MSc Thesis Defense: Atakan Saraçyakupoğlu, GENERATING DUST SCATTERING HALO IMAGES WITH CONDITIONAL DENOISING DIFFUSION PROBABILISTIC MODELS USING PHYSICS-INFORMED AUXILIARY LOSS

GENERATING DUST SCATTERING HALO IMAGES WITH CONDITIONAL DENOISING DIFFUSION PROBABILISTIC MODELS USING PHYSICS-INFORMED AUXILIARY LOSS

Atakan Saraçyakupoğlu
Computer Science & Engineering, MSc. Thesis 2025

Thesis Jury

Assoc. Prof. Kamer Kaya (Thesis Supervisor)

Prof. Emrah Kalemci (Thesis Co-Supervisor)

Prof. Erchan Aptoula

Asst. Prof. Onur Varol

Asst. Prof. Arkadaş İnan Özakın

Date & Time: December 18th, 2025 – 10:30 AM

Place: FENS L048

Keywords: Dust scattering halo, X-ray astronomy, diffusion models, cDDPM, RefleX

Abstract

Dust grains scatter X-ray photons at small angles, producing diffuse halos around bright X-ray sources. Despite their importance, modeling these halos remains challenging. Analytical models such as NewDust lack geometric flexibility and neglect multiple scattering, whereas Monte Carlo ray-tracing codes like RefleX capture these effects accurately but are computationally expensive. To address these limitations, we develop a physics-informed Conditional Denoising Diffusion Probabilistic Model (cDDPM) trained on RefleX-generated simulations to approximate dust-scattering halo images conditioned on hydrogen column density (n_H) and cloud distance ratio (x).
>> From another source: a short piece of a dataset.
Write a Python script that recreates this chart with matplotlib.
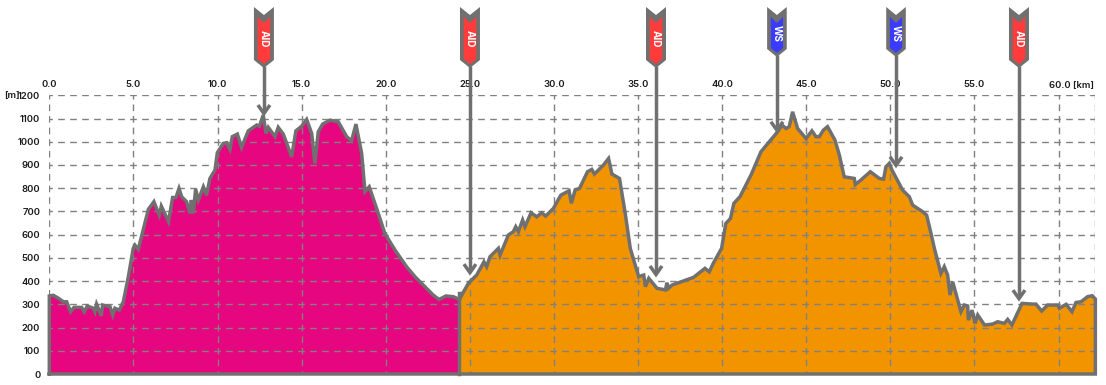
import numpy as np
import matplotlib
matplotlib.use("Agg")
import matplotlib.pyplot as plt
from matplotlib.patches import Polygon
from matplotlib.transforms import Affine2D

W, H = 1106, 385
plt.rcParams['font.family'] = ['Inter', 'DejaVu Sans']

km_a = [0,.24,.54,.83,1.03,1.27,1.47,1.92,2.08,2.26,2.62,2.71,2.81,2.97,3.09,3.17,3.61,3.77,3.90,4.16,4.40,4.70,4.99,5.09,5.29,5.89,6.22,6.54,6.66,7.09,7.33,7.53,7.71,7.87,8.16,8.36,8.44,8.56,8.70,8.86,9.16,9.35,9.55,9.85,9.99,10.34,10.54,10.74,10.88,11.18,11.43,11.83,12.33,12.49,12.72,12.88,13.02,13.42,13.61,13.91,14.41,14.66,15.0,15.3,15.6,15.79,15.99,16.25,16.69,17.18,17.68,17.97,18.23,18.57,18.77,19.02,19.46,19.95,20.55,21.24,21.74,22.23,22.82,23.17,23.58,24.02,24.38]
elev_a = [336,339,326,311,311,268,287,287,268,293,283,268,301,273,250,297,290,254,283,275,311,419,541,555,537,709,742,684,723,656,760,760,799,763,742,692,749,692,796,749,806,770,842,878,953,993,996,967,1022,1033,976,1047,1072,1067,1115,1036,1062,1022,1062,1033,935,1047,1067,1096,1036,907,1043,1076,1093,1086,1022,1004,1076,950,785,806,713,605,534,462,419,383,340,321,336,333,321]

km_b = [24.38,24.91,25.11,25.41,25.84,26.0,26.2,26.7,26.8,27.29,27.59,27.73,27.89,28.14,28.28,28.64,28.98,29.27,29.51,29.97,30.41,30.9,31.04,31.26,31.52,32.0,32.25,32.41,32.95,33.25,33.45,33.9,34.24,34.54,35.04,35.34,35.44,35.64,36.13,36.63,36.72,36.82,37.02,38.3,38.98,39.24,39.47,39.97,40.22,40.5,40.7,41.06,41.72,42.31,43.3,43.56,43.8,43.99,44.19,44.49,44.99,45.34,45.58,45.78,46.02,46.27,46.71,46.97,47.26,47.86,47.92,48.25,48.81,49.35,49.6,49.74,49.94,50.1,50.73,51.13,51.33,51.92,52.16,52.42,52.62,53.01,53.21,53.41,53.55,53.71,54.06,54.2,54.4,54.6,54.64,54.86,55.04,55.2,55.6,56.09,56.38,56.78,56.98,57.23,57.83,58.46,58.66,59.0,59.35,59.95,60.05,60.45,60.8,61.04,61.34,61.73,62.0,62.19]
elev_b = [350,390,405,426,483,462,505,541,512,598,613,634,613,663,634,694,677,694,680,713,770,789,735,792,799,871,881,861,900,928,861,842,692,541,419,426,376,412,369,362,393,369,383,416,455,440,476,541,648,670,735,763,857,957,1043,1072,1057,1065,1129,1057,1014,1047,1022,1022,1050,1065,1007,943,849,842,816,835,871,842,839,892,907,878,792,763,727,699,684,605,541,433,462,426,340,397,304,268,297,293,232,275,218,254,211,215,225,218,235,211,304,301,301,271,297,297,283,300,268,308,311,333,337,323]

x_ticks = [0,5,10,15,20,25,30,35,40,45,50,55,60]
x_labels = ['0.0','5.0','10.0','15.0','20.0','25.0','30.0','35.0','40.0','45.0','50.0','55.0','60.0 [km]']
y_ticks = list(range(0,1300,100))
y_labels = [str(v) for v in y_ticks]

station_km = [12.76,25.01,36.07,43.26,50.34,57.65]
station_elev = [1115,430,422,1043,892,318]
station_name = ['AID','AID','AID','WS','WS','AID']

PINK, ORANGE, GRAY = '#E6067F', '#F29400', '#707070'
GRID = '#808080'
TXT = '#1a1a1a'
FLAG = {'AID':'#FF3B3B','WS':'#3B3BFF'}

fig = plt.figure(figsize=(W/100,H/100),dpi=100,facecolor='white')
x0,x1,ytop,ybot = 49.3,1095,95.3,374
ax = fig.add_axes([x0/W,1-ybot/H,(x1-x0)/W,(ybot-ytop)/H])
ax.set_xlim(0,62.17); ax.set_ylim(0,1200)
for s in ax.spines.values(): s.set_visible(False)

ax.fill_between(km_a,elev_a,0,color=PINK,lw=0,zorder=1)
ax.fill_between(km_b,elev_b,0,color=ORANGE,lw=0,zorder=1)

ax.set_axisbelow(False)
ax.xaxis.grid(True,color=GRID,lw=1.0,linestyle=(2.4,(4.8,3.55)))
ax.yaxis.grid(True,color=GRID,lw=1.0,linestyle=(2.4,(4.8,3.84)))
ax.axvline(62.17,color=GRID,lw=1.0,linestyle=(2.4,(4.8,3.55)),zorder=2.5)

ax.xaxis.tick_top()
ax.set_xticks(x_ticks,x_labels)
ax.set_yticks(y_ticks,y_labels)
ax.tick_params(length=0,labelsize=6.8,labelcolor=TXT)
ax.tick_params(axis='x',pad=4.5)
ax.tick_params(axis='y',pad=6.5)
for t in ax.get_xticklabels()+ax.get_yticklabels(): t.set_fontweight(600)
lab = ax.get_xticklabels()[-1]
lab.set_ha('left')
lab.set_transform(lab.get_transform()+Affine2D().translate(-10,0))
ax.annotate('[m]',xy=(0,1200),xytext=(-30,0),xycoords='data',textcoords='offset pixels',
            ha='right',va='center',fontsize=6.8,fontweight=600,color=TXT,annotation_clip=False)

ol = dict(color=GRAY,lw=2.5,solid_joinstyle='miter',clip_on=False,zorder=3)
ax.plot([0]+km_a+km_b[1:]+[km_b[-1],0],[0]+elev_a+elev_b[1:]+[0,0],**ol)
ax.plot([km_b[0],km_b[0]],[0,elev_b[0]],**ol)

def px(xp,yp):
    return Affine2D().translate(xp,H-yp)

for k,e,name in zip(station_km,station_elev,station_name):
    cx,tipy = ax.transData.transform((k,e))
    tipy = H-tipy
    ws = name=='WS'
    hw = 10 if not ws else 9.8
    top = 7
    low = 60 if not ws else 49
    tr = px(cx,0)
    ax.add_patch(Polygon(np.array([(-hw,-top),(0,-top-8),(hw,-top),(hw,-low),(0,-low-8),(-hw,-low)]),
                         closed=True,fc=GRAY,ec='none',transform=tr,clip_on=False,zorder=5))
    ih = hw-3.7
    ax.add_patch(Polygon(np.array([(-ih,-top-10),(0,-top-16),(ih,-top-10),(ih,-low+1),(0,-low-4),(-ih,-low+1)]),
                         closed=True,fc=FLAG[name],ec='none',transform=tr,clip_on=False,zorder=6))
    ax.text(0,-39 if not ws else -33,name,transform=tr,rotation=-90,ha='center',va='center',
            color='white',fontsize=7.2,fontweight=700,clip_on=False,zorder=7)
    ax.plot([0,0],[-low-6,-tipy+3],transform=tr,color=GRAY,lw=2.5,solid_capstyle='butt',clip_on=False,zorder=4)
    ax.plot([-6,0,6],[-tipy+10,-tipy+1.5,-tipy+10],transform=tr,color=GRAY,lw=2.5,
            solid_joinstyle='miter',solid_capstyle='butt',clip_on=False,zorder=4)

fig.savefig('out.png',dpi=100,facecolor='white')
To assess the impact of data representation and physics-based loss, we evaluate several model variants and find that variance stabilization (via the Anscombe transform) of the training data substantially improves accuracy, while auxiliary physical loss accelerates convergence. The resulting Anscombe-based models achieve radial reduced-chi^2 ≲ 6 on the testing dataset, while requiring several orders of magnitude less computational time.